Many Jewish Trump supporters may not mind. Trump has invoked the Soros-as-puppeteer conspiracy in dozens of fundraising emails since launching his 2024 presidential campaign.
As a staunch supporter of Trump’s “America First” agenda, Vance has stridently called out interventionist policies, whether they’re espoused by Democrats or Republicans.
On Oct. 7, a few hours after the assault on Israel’s south, Vance placed blame for the attack on the Biden administration’s move to unfreeze $6 billion in funds for Iran. “I wish our friends well, but most of all I wish they weren’t fighting against weapons bought with our money,” he posted on X.
Vance said in an interview with Politico earlier this year that he worries Israel might feel compelled to instigate another conflict, given the profound psychological impact of the events on Oct. 7, and compared it to the U.S. invasion of Iraq after 9/11.
He also took a leading role in building opposition to President Joe Biden and House Speaker Mike Johnson’s emergency funding plan for Israel and Ukraine. He accused Biden of using “dead Israeli children” to sell the American public more aid for Ukraine when combining emergency aid to both countries in one vote. He authored a New York Times op-ed headlined “The Math on Ukraine Doesn’t Add Up,” and met with the House Republican Study Committee to whip against the House GOP’s bill. Vance was one of 15 Republican senators to vote against the foreign aid package in April.
In May, Vance explained his strong opposition to Ukraine aid and his commitment to supporting Israel.

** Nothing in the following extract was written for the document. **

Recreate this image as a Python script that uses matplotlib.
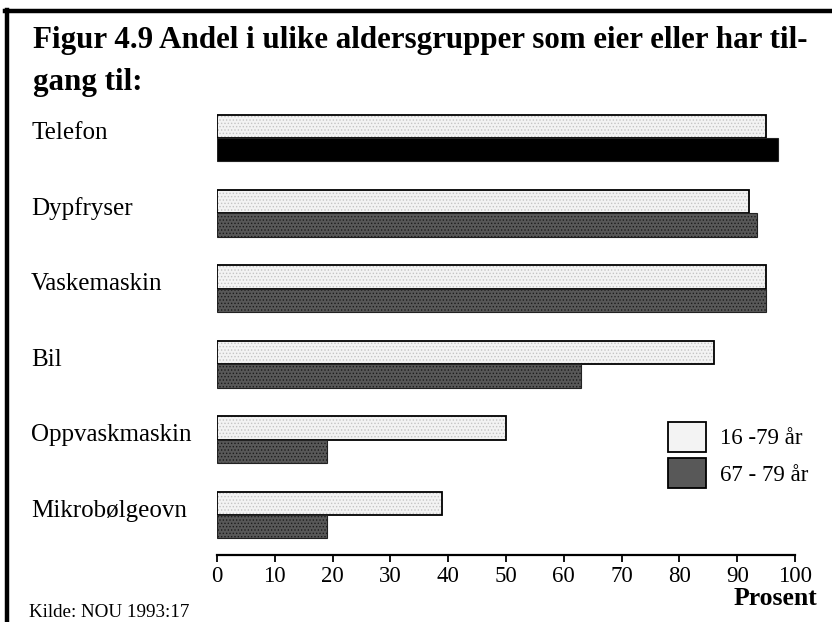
import matplotlib.pyplot as plt
from matplotlib.lines import Line2D
from matplotlib.patches import Patch
import numpy as np

plt.rcParams['font.family'] = ['Liberation Serif', 'DejaVu Serif']
plt.rcParams['hatch.linewidth'] = 0.6

# Andel (prosent) som eier eller har tilgang til
categories = ['Telefon', 'Dypfryser', 'Vaskemaskin', 'Bil',
              'Oppvaskmaskin', 'Mikrobølgeovn']
all_ages = [95, 92, 95, 86, 50, 39]      # 16-79 år
elderly = [97, 93.5, 95, 63, 19, 19]     # 67-79 år
series_labels = ['16 -79 år', '67 - 79 år']
x_ticks = list(range(0, 101, 10))

W, H = 832, 622
fig = plt.figure(figsize=(W / 100, H / 100), dpi=100)
ax = fig.add_axes([217 / W, 1 - 555 / H, 578 / W, (555 - 112) / H])

y = np.arange(len(categories))
bh = 0.31
light_face, light_hatch = '#f3f3f3', '#c4c4c4'
dark_face, dark_hatch = '#585858', '#1c1c1c'

# light bars: dotted fill, then black outline on top
ax.barh(y - bh / 2, all_ages, height=bh, color=light_face,
        edgecolor=light_hatch, hatch='.....', linewidth=0)
ax.barh(y - bh / 2, all_ages, height=bh, color='none',
        edgecolor='black', linewidth=1.3)

# dark bars; the first one (Telefon) is printed solid black
dark_colors = ['black'] + [dark_face] * (len(categories) - 1)
dark_edges = ['black'] + [dark_hatch] * (len(categories) - 1)
ax.barh(y + bh / 2, elderly, height=bh, color=dark_colors,
        edgecolor=dark_edges, hatch='.....', linewidth=0)
ax.barh(y + bh / 2, elderly, height=bh, color='none',
        edgecolor='#222222', linewidth=0.8)

ax.set_xlim(0, 100)
ax.set_ylim(5.53, -0.345)
ax.set_xticks(x_ticks)
ax.set_xticklabels([str(t) for t in x_ticks], fontsize=16.5)
ax.tick_params(axis='x', direction='out', length=5, width=1.3, pad=3)
ax.set_yticks([])
for side in ['top', 'right', 'left']:
    ax.spines[side].set_visible(False)
ax.spines['bottom'].set_linewidth(1.6)

# category names at the left margin
trans = ax.get_yaxis_transform()
for yi, name in zip(y, categories):
    ax.text(-(217 - 31) / 578, yi - 0.06, name, transform=trans,
            ha='left', va='center', fontsize=18)

# legend
handles = [Patch(facecolor=light_face, edgecolor='black', linewidth=1.3),
           Patch(facecolor=dark_face, edgecolor='black', linewidth=1.3)]
fig.legend(handles, series_labels, loc='upper left',
           bbox_to_anchor=(659 / W, 1 - 413 / H), frameon=False,
           fontsize=16.5, handlelength=1.65, handleheight=1.6,
           labelspacing=0.3, handletextpad=0.6, borderaxespad=0)

# title and footer text
fig.text(33 / W, 1 - 48 / H, 'Figur 4.9 Andel i ulike aldersgrupper som eier eller har til-',
         fontsize=22.3, fontweight='bold', ha='left', va='baseline')
fig.text(33 / W, 1 - 90 / H, 'gang til:',
         fontsize=22.3, fontweight='bold', ha='left', va='baseline')
fig.text(817 / W, 1 - 605 / H, 'Prosent', fontsize=18.5, fontweight='bold',
         ha='right', va='baseline')
fig.text(29 / W, 1 - 617 / H, 'Kilde: NOU 1993:17', fontsize=13.7,
         ha='left', va='baseline')

# frame: thick rule along the top and left edge
fig.add_artist(Line2D([5 / W, 1], [1 - 11 / H, 1 - 11 / H], color='black',
                      linewidth=3.2, transform=fig.transFigure))
fig.add_artist(Line2D([7 / W, 7 / W], [1 - 9.5 / H, 0], color='black',
                      linewidth=3.2, transform=fig.transFigure))

fig.savefig('out.png', dpi=100)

“If we are going to support Israel, as I think that we should, we have to articulate a reason why it’s in our best interest,” he said in a speech at the Quincy Institute. “A big part of the reason why Americans care about Israel is because we are still the largest Christian-majority country in the world, which means that a majority of citizens of this country think that their Savior, and I count myself a Christian, was born and died and resurrected in that narrow little strip of territory on the Mediterranean. The idea that there is ever going to be an American foreign policy that doesn’t care a lot about that slice of the world is preposterous.”